Health officials continue to urge residents to be diligent in preventing environments that can breed mosquitos.
Recently, the Greater Los Angeles County Vector Control District (GLACVD) collected a sample of mosquitos that tested positive for West Nile virus, the first such result, in the State, this year.
According to the GLACVD, the sample was collected in Sylmar on March 18 in a unkempt pool.
“Last year, GLACVD confirmed the first WNV positive mosquito sample in May, which makes this year’s confirmation about two months early,” according to a district statement.
Kelly Middleton, the district’s community affairs director, said the positive test result shows that mosquito season extends beyond summer.
Drought years can contribute to the incidents of West Nile according to Vector control officials. Fewer sources of moving water and more stagnant ponds shared by both mosquitoes and birds can increase the virus.
West Nile virus is transmitted to humans and animals by the bite of an infected mosquito. Flu-like symptoms can occur, and while most people have a low risk of serious illness, about 1 percent of those infected can develop serious neurologic illness.
“This year’s warm winter has likely contributed to early WNV activity and may be indicative of increased risk in the (San Fernando) Valley this summer,” said a Vector control official. “Our residents need to understand this and take actions now to reduce their risks.”
There is no cure for West Nile virus. One in five of those infected will exhibit symptoms that usually appear five to 15 days after exposure and can include fever, headache, body aches, nausea or a skin rash.

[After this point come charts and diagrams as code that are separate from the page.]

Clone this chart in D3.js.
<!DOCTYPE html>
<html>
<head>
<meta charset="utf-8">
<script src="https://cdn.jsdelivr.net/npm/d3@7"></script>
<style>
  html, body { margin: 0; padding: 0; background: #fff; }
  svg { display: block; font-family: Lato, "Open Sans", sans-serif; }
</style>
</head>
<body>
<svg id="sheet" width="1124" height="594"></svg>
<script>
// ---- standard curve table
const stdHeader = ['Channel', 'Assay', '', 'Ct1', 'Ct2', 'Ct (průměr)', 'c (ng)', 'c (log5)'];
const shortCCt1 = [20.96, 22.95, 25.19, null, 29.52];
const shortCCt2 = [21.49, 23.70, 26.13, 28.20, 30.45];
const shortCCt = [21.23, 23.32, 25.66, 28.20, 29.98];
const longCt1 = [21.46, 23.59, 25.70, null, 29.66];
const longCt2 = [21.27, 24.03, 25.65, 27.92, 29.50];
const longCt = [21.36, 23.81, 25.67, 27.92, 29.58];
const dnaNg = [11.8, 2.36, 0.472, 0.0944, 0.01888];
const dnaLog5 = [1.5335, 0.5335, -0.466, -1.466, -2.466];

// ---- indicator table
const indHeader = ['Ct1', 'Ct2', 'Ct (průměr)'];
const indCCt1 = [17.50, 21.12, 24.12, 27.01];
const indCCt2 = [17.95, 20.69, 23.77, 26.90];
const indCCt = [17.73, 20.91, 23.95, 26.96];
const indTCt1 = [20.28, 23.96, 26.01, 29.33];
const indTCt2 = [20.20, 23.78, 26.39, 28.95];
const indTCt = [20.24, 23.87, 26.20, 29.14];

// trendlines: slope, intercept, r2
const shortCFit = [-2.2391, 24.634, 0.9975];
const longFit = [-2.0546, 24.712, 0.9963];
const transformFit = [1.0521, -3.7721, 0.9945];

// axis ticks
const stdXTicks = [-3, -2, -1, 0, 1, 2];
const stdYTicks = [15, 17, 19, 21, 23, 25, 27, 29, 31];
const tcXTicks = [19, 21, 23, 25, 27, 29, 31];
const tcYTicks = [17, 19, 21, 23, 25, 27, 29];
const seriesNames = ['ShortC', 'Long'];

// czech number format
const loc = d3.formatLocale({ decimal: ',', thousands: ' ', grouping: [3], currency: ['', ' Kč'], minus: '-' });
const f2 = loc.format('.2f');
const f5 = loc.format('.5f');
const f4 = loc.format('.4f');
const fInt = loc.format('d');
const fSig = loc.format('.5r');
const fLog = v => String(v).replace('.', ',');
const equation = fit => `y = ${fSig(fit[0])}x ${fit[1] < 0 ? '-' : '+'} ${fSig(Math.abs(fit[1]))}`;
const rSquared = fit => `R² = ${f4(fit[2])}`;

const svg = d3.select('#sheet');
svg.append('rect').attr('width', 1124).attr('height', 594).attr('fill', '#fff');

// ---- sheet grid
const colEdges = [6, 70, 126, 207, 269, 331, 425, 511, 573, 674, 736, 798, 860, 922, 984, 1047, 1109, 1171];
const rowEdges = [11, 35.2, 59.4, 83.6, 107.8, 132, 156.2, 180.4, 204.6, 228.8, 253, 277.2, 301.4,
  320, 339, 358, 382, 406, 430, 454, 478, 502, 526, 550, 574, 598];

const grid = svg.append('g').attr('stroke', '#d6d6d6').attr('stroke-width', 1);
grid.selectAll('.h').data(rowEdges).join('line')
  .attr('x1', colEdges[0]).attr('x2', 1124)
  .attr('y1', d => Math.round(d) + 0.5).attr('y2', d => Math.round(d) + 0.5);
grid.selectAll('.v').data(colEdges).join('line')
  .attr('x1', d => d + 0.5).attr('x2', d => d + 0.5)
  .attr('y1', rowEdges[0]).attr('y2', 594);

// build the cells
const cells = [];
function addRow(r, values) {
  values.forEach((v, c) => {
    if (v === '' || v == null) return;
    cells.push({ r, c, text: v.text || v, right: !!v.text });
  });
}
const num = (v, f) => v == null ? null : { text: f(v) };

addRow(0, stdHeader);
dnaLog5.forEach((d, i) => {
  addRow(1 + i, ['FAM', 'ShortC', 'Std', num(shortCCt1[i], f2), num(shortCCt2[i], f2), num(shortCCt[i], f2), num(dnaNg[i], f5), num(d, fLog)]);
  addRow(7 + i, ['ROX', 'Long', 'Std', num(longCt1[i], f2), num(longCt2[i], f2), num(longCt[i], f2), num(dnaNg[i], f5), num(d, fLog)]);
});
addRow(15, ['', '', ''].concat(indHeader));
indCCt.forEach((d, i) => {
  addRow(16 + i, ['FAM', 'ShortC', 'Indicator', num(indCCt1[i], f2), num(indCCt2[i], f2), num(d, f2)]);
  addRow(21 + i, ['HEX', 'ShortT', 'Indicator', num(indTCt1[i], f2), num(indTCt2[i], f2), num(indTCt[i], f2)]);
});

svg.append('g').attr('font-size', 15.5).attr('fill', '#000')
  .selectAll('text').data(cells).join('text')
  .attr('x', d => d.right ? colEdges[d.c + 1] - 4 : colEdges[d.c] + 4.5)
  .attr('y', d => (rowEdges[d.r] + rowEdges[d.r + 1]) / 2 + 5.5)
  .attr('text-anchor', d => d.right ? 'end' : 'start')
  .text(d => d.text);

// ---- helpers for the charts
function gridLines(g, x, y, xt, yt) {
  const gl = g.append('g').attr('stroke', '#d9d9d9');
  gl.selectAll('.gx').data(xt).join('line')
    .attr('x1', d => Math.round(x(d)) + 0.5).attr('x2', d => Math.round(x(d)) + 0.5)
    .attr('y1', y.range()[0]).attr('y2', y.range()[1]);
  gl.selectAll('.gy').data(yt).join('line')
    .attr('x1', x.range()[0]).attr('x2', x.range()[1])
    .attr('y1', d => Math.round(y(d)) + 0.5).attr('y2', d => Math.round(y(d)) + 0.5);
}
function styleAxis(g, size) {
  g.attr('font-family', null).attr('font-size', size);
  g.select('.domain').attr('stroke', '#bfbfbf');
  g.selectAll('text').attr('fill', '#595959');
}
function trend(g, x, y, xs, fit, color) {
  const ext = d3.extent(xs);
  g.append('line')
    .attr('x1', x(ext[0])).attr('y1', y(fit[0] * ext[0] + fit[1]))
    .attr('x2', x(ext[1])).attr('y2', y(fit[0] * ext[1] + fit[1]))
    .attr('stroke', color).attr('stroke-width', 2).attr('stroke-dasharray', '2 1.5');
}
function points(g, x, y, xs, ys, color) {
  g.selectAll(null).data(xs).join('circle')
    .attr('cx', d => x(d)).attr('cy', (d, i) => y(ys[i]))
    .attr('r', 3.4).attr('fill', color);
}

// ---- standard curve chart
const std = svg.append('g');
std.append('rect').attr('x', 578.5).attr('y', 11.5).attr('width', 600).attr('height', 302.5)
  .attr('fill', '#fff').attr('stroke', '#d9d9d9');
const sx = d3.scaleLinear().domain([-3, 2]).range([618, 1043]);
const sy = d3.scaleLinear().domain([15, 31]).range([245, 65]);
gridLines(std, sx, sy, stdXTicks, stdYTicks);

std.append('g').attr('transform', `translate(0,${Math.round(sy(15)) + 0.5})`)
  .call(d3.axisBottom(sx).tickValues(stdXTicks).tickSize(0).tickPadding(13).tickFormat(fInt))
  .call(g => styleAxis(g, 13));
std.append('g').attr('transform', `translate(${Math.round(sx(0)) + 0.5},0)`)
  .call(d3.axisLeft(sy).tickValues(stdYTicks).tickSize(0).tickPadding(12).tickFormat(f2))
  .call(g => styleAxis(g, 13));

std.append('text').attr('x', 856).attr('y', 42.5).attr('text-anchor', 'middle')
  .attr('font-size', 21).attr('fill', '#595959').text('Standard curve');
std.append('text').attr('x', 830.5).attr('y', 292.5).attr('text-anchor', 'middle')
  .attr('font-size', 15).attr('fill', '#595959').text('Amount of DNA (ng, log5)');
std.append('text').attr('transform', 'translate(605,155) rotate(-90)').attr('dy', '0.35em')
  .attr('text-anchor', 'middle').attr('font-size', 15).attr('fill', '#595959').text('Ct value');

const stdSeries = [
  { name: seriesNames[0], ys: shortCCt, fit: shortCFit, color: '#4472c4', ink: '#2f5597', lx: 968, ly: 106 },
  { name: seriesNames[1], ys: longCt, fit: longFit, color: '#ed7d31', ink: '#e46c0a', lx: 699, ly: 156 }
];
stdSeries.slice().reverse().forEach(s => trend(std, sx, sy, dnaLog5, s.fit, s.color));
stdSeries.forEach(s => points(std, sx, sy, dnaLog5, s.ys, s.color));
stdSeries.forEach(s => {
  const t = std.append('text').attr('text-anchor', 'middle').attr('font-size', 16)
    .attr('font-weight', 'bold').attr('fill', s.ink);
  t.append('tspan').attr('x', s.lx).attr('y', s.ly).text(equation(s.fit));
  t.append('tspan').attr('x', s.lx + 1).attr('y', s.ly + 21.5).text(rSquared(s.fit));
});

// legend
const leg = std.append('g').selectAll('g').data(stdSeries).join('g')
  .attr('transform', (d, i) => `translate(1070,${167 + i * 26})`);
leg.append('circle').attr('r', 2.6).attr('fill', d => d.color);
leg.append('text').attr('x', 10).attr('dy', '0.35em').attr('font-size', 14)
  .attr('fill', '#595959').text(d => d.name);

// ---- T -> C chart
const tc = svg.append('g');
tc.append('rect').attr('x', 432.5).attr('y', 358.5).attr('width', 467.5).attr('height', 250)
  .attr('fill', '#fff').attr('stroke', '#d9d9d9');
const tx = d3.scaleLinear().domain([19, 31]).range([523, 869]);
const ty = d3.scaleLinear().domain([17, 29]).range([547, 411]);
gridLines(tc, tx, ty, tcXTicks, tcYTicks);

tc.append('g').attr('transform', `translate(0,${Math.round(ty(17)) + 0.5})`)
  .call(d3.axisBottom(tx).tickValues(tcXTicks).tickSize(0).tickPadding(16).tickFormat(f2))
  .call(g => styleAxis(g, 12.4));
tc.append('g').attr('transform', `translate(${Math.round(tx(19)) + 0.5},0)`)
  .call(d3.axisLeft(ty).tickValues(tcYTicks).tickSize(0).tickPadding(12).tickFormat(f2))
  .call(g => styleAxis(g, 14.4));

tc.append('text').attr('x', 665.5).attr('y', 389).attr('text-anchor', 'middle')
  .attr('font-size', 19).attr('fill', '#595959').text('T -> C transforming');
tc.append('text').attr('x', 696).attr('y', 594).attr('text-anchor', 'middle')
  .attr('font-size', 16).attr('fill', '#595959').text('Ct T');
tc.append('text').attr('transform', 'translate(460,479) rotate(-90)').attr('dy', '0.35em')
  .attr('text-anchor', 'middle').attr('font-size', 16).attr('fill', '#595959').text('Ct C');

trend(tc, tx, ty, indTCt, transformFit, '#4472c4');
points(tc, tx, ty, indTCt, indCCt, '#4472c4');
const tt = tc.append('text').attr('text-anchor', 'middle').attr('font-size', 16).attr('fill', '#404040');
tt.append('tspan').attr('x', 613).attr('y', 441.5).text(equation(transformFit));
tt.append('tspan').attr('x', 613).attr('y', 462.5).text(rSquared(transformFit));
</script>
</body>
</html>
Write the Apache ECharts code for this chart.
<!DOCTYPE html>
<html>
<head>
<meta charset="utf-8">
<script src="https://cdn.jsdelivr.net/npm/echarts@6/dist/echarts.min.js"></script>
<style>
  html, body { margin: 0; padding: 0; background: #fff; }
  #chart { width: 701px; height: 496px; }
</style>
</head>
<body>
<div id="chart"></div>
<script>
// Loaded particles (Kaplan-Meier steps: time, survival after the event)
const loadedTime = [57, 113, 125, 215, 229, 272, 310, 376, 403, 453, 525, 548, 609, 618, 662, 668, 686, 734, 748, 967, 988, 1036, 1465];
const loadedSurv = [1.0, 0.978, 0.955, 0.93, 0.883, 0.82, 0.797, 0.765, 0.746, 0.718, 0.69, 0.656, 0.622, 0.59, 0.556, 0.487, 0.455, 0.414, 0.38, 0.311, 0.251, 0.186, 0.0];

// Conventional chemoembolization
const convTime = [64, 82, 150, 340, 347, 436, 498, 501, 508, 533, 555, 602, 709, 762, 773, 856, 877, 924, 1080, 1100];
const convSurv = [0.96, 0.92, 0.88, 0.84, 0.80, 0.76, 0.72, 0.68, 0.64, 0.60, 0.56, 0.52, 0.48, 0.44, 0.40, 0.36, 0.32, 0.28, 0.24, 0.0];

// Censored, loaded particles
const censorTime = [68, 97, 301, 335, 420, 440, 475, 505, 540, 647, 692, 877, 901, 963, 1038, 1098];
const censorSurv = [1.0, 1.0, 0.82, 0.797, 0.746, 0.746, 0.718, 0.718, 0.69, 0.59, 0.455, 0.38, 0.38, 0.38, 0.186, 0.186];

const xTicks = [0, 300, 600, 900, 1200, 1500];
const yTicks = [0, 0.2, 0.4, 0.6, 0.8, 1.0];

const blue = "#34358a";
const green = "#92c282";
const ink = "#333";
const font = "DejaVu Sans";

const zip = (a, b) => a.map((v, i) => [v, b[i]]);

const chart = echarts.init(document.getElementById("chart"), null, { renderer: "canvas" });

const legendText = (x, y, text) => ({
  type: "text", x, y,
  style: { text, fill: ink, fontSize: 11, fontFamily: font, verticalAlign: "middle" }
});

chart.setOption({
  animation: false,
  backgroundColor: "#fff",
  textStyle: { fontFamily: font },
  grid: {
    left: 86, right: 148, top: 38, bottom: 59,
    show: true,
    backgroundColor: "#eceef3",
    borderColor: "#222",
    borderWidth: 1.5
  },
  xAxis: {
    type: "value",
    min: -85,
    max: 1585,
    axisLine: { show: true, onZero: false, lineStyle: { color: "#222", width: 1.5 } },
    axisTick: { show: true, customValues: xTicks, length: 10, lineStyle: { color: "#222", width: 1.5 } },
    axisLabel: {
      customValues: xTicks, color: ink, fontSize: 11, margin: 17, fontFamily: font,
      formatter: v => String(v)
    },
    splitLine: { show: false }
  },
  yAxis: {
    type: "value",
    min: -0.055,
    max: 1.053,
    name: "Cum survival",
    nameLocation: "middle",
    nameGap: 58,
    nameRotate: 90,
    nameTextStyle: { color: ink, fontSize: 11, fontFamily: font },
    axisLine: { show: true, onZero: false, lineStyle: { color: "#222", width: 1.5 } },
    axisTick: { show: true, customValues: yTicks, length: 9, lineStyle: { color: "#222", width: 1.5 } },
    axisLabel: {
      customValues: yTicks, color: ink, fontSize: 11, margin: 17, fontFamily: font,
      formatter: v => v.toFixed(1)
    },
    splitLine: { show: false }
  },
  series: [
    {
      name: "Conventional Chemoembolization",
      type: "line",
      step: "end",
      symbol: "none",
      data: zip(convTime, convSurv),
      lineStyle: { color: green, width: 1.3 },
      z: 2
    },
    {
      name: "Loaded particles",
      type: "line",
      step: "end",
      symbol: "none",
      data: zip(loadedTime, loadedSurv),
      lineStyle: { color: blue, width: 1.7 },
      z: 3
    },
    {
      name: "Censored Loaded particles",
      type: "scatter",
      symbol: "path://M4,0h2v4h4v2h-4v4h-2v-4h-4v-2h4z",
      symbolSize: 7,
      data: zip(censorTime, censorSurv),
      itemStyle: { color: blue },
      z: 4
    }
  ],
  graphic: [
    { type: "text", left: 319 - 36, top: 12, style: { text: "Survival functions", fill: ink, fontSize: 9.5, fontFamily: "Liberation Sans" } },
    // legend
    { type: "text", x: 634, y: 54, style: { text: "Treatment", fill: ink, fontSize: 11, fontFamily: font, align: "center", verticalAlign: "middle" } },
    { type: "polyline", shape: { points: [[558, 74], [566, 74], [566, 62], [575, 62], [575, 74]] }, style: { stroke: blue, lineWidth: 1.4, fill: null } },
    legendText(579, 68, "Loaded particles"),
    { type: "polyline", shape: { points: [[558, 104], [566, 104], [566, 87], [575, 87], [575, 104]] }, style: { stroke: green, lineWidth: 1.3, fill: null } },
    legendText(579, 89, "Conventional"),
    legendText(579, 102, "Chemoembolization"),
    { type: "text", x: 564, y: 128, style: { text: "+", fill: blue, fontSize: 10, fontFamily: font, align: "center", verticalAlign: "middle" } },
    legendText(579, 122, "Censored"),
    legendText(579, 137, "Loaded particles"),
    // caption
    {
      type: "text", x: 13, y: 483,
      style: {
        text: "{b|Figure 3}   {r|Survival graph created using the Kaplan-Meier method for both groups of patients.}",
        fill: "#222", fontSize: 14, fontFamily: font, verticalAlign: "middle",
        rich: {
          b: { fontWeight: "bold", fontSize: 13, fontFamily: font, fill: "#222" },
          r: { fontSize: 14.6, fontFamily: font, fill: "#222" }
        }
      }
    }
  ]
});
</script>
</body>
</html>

One in 150 people infected with the virus will require hospitalization, according to the district, which reports that severe symptoms include high fever, muscle weakness, neck stiffness, coma, paralysis and possibly death. There were 29 West Nile virus-related deaths in California last year.
Those who are 50 or older with pre-existing medical conditions, including diabetes or high blood pressure, are more at risk.
Because of the recent findings, it is critical for community members to eliminate mosquito breeding areas where water is left standing for more than one week. So:
• If you have a pool, please maintain it regularly.
• Clear out fountains, flower pots, and pet dishes.
• Check clogged drain gutters, rain gutters or discarded tires, and buckets to get rid of standing water.